The impact of independence would vary among businesses, MacKay said. Some sectors, such as energy and biotechnology, would be relatively unaffected, given Scotland’s oil and gas reserves and strong university research departments.
But independence would be more problematic for other companies, particularly manufacturers that rely on British government defence contracts and financial services vulnerable to any currency uncertainty or extra regulatory costs.
Owen Kelly, the head of Scottish Financial Enterprise, a trade body for Scotland’s large banking, insurance and asset- management sector, worries that a vote for independence could require the BoE to step in and provide temporary support.
“If there was a ‘yes’ vote, then I think there would be some very early activity from regulators and others to address the immediate volatility that would follow,” he said.
Even if the two governments did agree a monetary union, it could prove vulnerable if markets doubted their long-term commitment, said Angus Armstrong, an academic at the London-based National Institute for Economic and Social Research.
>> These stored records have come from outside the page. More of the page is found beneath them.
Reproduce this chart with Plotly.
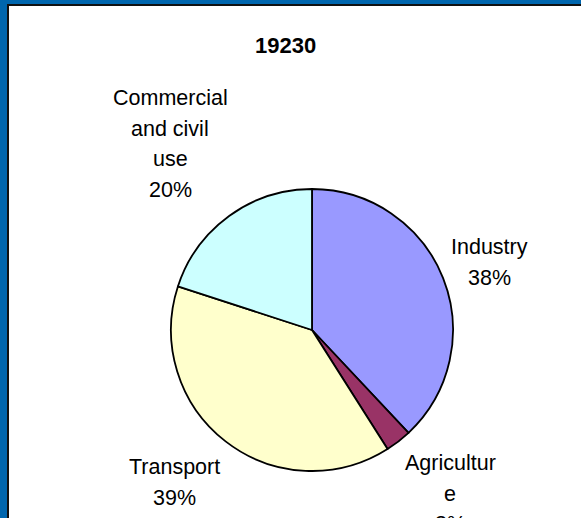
import plotly.graph_objects as go

W, H = 581, 518

# Energy consumption shares by sector
sectors = ["Industry", "Agriculture", "Transport", "Commercial and civil use"]
shares = [38, 3, 39, 20]
colors = ["#9999FF", "#993366", "#FFFFCC", "#CCFFFF"]

# Wrapped label lines (without the percentage) and their placement in pixels
label_lines = [["Industry"], ["Agricultur", "e"], ["Transport"], ["Commercial", "and civil", "use"]]
label_pos = [(489, 247), (450, 463), (174, 467), (170, 98)]  # centre x, first line y
line_gap = 30.5

title_text = "19230"

FONT = "Liberation Sans, Arial, sans-serif"


def px_x(x):
    return x / W


def px_y(y):
    return 1 - y / H


cx, cy, r = 312, 330, 141

fig = go.Figure(
    go.Pie(
        labels=sectors,
        values=shares,
        sort=False,
        direction="clockwise",
        rotation=0,
        marker=dict(colors=colors, line=dict(color="black", width=1.8)),
        textinfo="none",
        hoverinfo="label+percent",
        showlegend=False,
        domain=dict(x=[px_x(cx - r), px_x(cx + r)], y=[px_y(cy + r), px_y(cy - r)]),
    )
)

annotations = []
for lines, share, (lx, ly) in zip(label_lines, shares, label_pos):
    for i, txt in enumerate(lines + [f"{share}%"]):
        annotations.append(
            dict(
                text=txt,
                x=px_x(lx),
                y=px_y(ly + i * line_gap),
                xref="paper",
                yref="paper",
                xanchor="center",
                yanchor="middle",
                showarrow=False,
                font=dict(family=FONT, size=21.5, color="black"),
            )
        )

annotations.append(
    dict(
        text=f"<b>{title_text}</b>",
        x=px_x(285),
        y=px_y(45),
        xref="paper",
        yref="paper",
        xanchor="center",
        yanchor="middle",
        showarrow=False,
        font=dict(family=FONT, size=22, color="black"),
    )
)

# Window frame: blue edge on the left and top with a dark inner rule
frame_blue = "#0066AE"
shapes = [
    dict(type="rect", xref="paper", yref="paper", x0=0, x1=px_x(8), y0=0, y1=1,
         fillcolor=frame_blue, line=dict(width=0), layer="above"),
    dict(type="rect", xref="paper", yref="paper", x0=0, x1=1, y0=px_y(5), y1=1,
         fillcolor=frame_blue, line=dict(width=0), layer="above"),
    dict(type="rect", xref="paper", yref="paper", x0=px_x(7), x1=px_x(9), y0=0, y1=px_y(4),
         fillcolor="#111111", line=dict(width=0), layer="above"),
    dict(type="rect", xref="paper", yref="paper", x0=px_x(7), x1=1, y0=px_y(6), y1=px_y(4),
         fillcolor="#111111", line=dict(width=0), layer="above"),
]

fig.update_layout(
    width=W,
    height=H,
    margin=dict(l=0, r=0, t=0, b=0),
    paper_bgcolor="white",
    plot_bgcolor="white",
    annotations=annotations,
    shapes=shapes,
)

fig.write_html("out.html")
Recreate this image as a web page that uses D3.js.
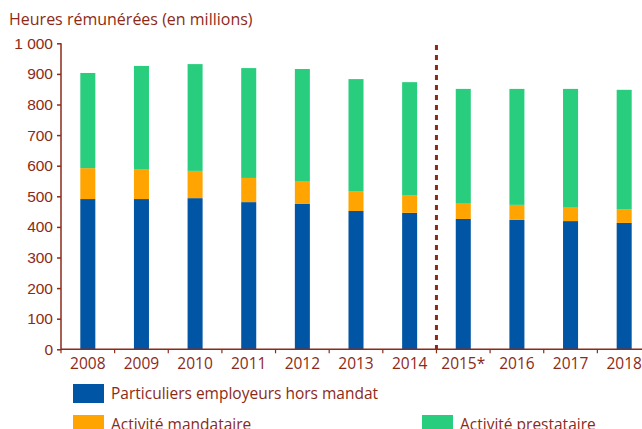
<!DOCTYPE html>
<html>
<head>
<meta charset="utf-8">
<script src="https://cdn.jsdelivr.net/npm/d3@7"></script>
<style>
  body { margin: 0; background: #fff; }
  svg { display: block; font-family: "Open Sans", sans-serif; }
</style>
</head>
<body>
<div id="vis"></div>
<script>
// Heures rémunérées par type d'activité (en millions)
const years       = ["2008","2009","2010","2011","2012","2013","2014","2015*","2016","2017","2018"];
const employeurs  = [491, 491, 494, 481, 475, 452, 446, 426, 423, 419, 413];
const mandataire  = [101,  98,  89,  79,  75,  65,  58,  52,  49,  46,  45];
const prestataire = [311, 337, 349, 359, 366, 366, 369, 373, 379, 386, 390];
const yTicks      = [0, 100, 200, 300, 400, 500, 600, 700, 800, 900, 1000];

const SERIES = [
  { key: "employeurs",  label: "Particuliers employeurs hors mandat", color: "#0055a4", values: employeurs },
  { key: "mandataire",  label: "Activité mandataire",                 color: "#ffa400", values: mandataire },
  { key: "prestataire", label: "Activité prestataire",                color: "#29cd7e", values: prestataire }
];

const TXT = "#8c2a18";
const width = 642, height = 429;
const svg = d3.select("#vis").append("svg")
  .attr("width", width).attr("height", height);

const x = d3.scaleBand().domain(years).range([61, 651])
  .paddingInner(0.72).paddingOuter(0.36);
const y = d3.scaleLinear().domain([0, 1000]).range([349.3, 43.3]);

// empilement
const rows = years.map((yr, i) => {
  const r = { year: yr };
  SERIES.forEach(s => r[s.key] = s.values[i]);
  return r;
});
const stack = d3.stack().keys(SERIES.map(s => s.key))(rows);

svg.append("g").selectAll("g").data(stack).join("g")
  .attr("fill", (d, i) => SERIES[i].color)
  .selectAll("rect").data(d => d).join("rect")
  .attr("x", d => x(d.data.year))
  .attr("width", x.bandwidth())
  .attr("y", d => y(d[1]))
  .attr("height", d => y(d[0]) - y(d[1]));

// axe Y
const yAxis = svg.append("g").attr("transform", "translate(61,0)")
  .call(d3.axisLeft(y).tickValues(yTicks).tickSize(4).tickPadding(4)
    .tickFormat(d => d3.format(",")(d).replace(",", " ")));
yAxis.select(".domain").attr("stroke", TXT).attr("stroke-width", 1.5).attr("d", `M0,${y(1000)}V${y(0)}`);
yAxis.selectAll(".tick line").attr("stroke", TXT).attr("stroke-width", 1.5);
yAxis.selectAll("text").attr("fill", TXT).attr("font-size", 15.5);

// axe X
const xAxis = svg.append("g").attr("transform", `translate(0,${y(0)})`);
xAxis.append("line").attr("x1", 61).attr("x2", width)
  .attr("stroke", TXT).attr("stroke-width", 1.5);
const bounds = d3.range(years.length + 1).map(i => x.range()[0] + i * x.step());
xAxis.selectAll("line.tk").data(bounds).join("line").attr("class", "tk")
  .attr("x1", d => d).attr("x2", d => d).attr("y1", 0).attr("y2", 4)
  .attr("stroke", TXT).attr("stroke-width", 1.2);
xAxis.selectAll("text").data(years).join("text")
  .attr("x", d => x(d) + x.bandwidth() / 2).attr("y", 20)
  .attr("text-anchor", "middle").attr("fill", TXT).attr("font-size", 15.5)
  .text(d => d);

// rupture de série 2015
const brk = bounds[years.indexOf("2015*")];
svg.append("line")
  .attr("x1", brk).attr("x2", brk).attr("y1", 45).attr("y2", y(0))
  .attr("stroke", TXT).attr("stroke-width", 3).attr("stroke-dasharray", "5 5");

// titre
svg.append("text").attr("x", 9).attr("y", 25)
  .attr("fill", TXT).attr("font-size", 16)
  .text("Heures rémunérées (en millions)");

// légende
const legPos = [[73, 384], [73, 415], [422, 415]];
const leg = svg.append("g").selectAll("g").data(SERIES).join("g")
  .attr("transform", (d, i) => `translate(${legPos[i][0]},${legPos[i][1]})`);
leg.append("rect").attr("width", 31).attr("height", 19).attr("fill", d => d.color);
leg.append("text").attr("x", 38).attr("y", 15)
  .attr("fill", TXT).attr("font-size", 15.5).text(d => d.label);
</script>
</body>
</html>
Unlike the euro zone, whose member states are bound to ever-closer union, the Scottish government has not committed itself to keeping the pound indefinitely, and investors might demand a premium on sterling-denominated Scottish debt.
But although there could be short-term costs to the transition to a new country, and potentially a new currency, Armstrong said Scots needed to take a long-term view.
“Independence is not an overnight thing, it is something that will last generations. It is up to the people of Scotland to decide whether it would be worth it.”